Tuesday, November 21, 2006

Half Past Modernity

There are a number of people that I know who think that modernity is over. They have already welcomed in post-modernity and bid a fond farewell to its unfortunate forerunner. I have not joined the ranks of the post-moderns, partly because I've grown somewhat attached to the ideas of modernity, but mostly because I still see the philosophies of modernity almost everywhere I look. I concede that if you walk into nearly any university the discussions often have more than a tinge of post-modern thought. But outside of academia modernity is still doing quite well. How do I know this you ask? Well, I see the main misconception that modern thinking brought into everyday thought everywhere. So you ask, (wishing that I would be more straightforward) "What misconception are you talking about?" "Oversimplification," I respond (wondering why you didn't know that already).
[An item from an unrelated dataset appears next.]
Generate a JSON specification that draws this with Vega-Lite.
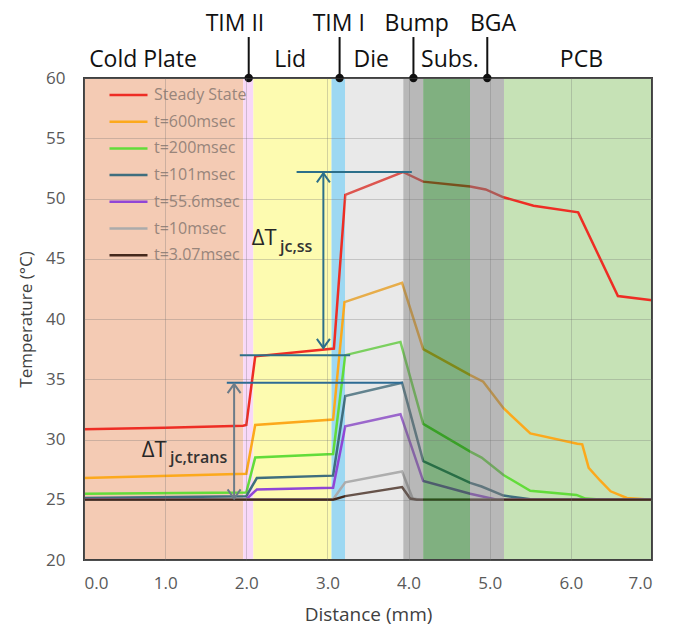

That's right; oversimplification is the great mark of modernity. Think about those philosophies that came about during modernity. I don't have time or the expertise to talk about all of them, but I would like to touch on three of them to make my point. Let's begin with one of my friend's favorite philosophies: Socialism (a.k.a. communism, Marxism, etc.). The core of socialism can be summed up by one comment made by Marx and Engles near the beginning of The Communist Manifesto: "The history of all hitherto existing society is the history of class struggles." Marx took a bit of the truth, that there are indeed class struggles, and swells it to the point of making it the whole picture. No doubt class struggles occur, but history tells much more than just the story of class struggles. Marx and Engles oversimplify the multivariate tapestry that is history into an endless, bland cycle of class struggles.



Next up is Sigmund Freud, not one of my favorite philosophers, who took the sex drive and made it everything. It is true that humans have sexual desires and that those desires influence how we think and act. But are we just sex crazed animals with nothing on the brain but reproduction? In general (unfortunately some exceptions do exist), all of our actions aren't driven solely by the desire to have sex. Freud oversimplified the complex inner works of the human mind into an unsophisticated and overpowering sex drive.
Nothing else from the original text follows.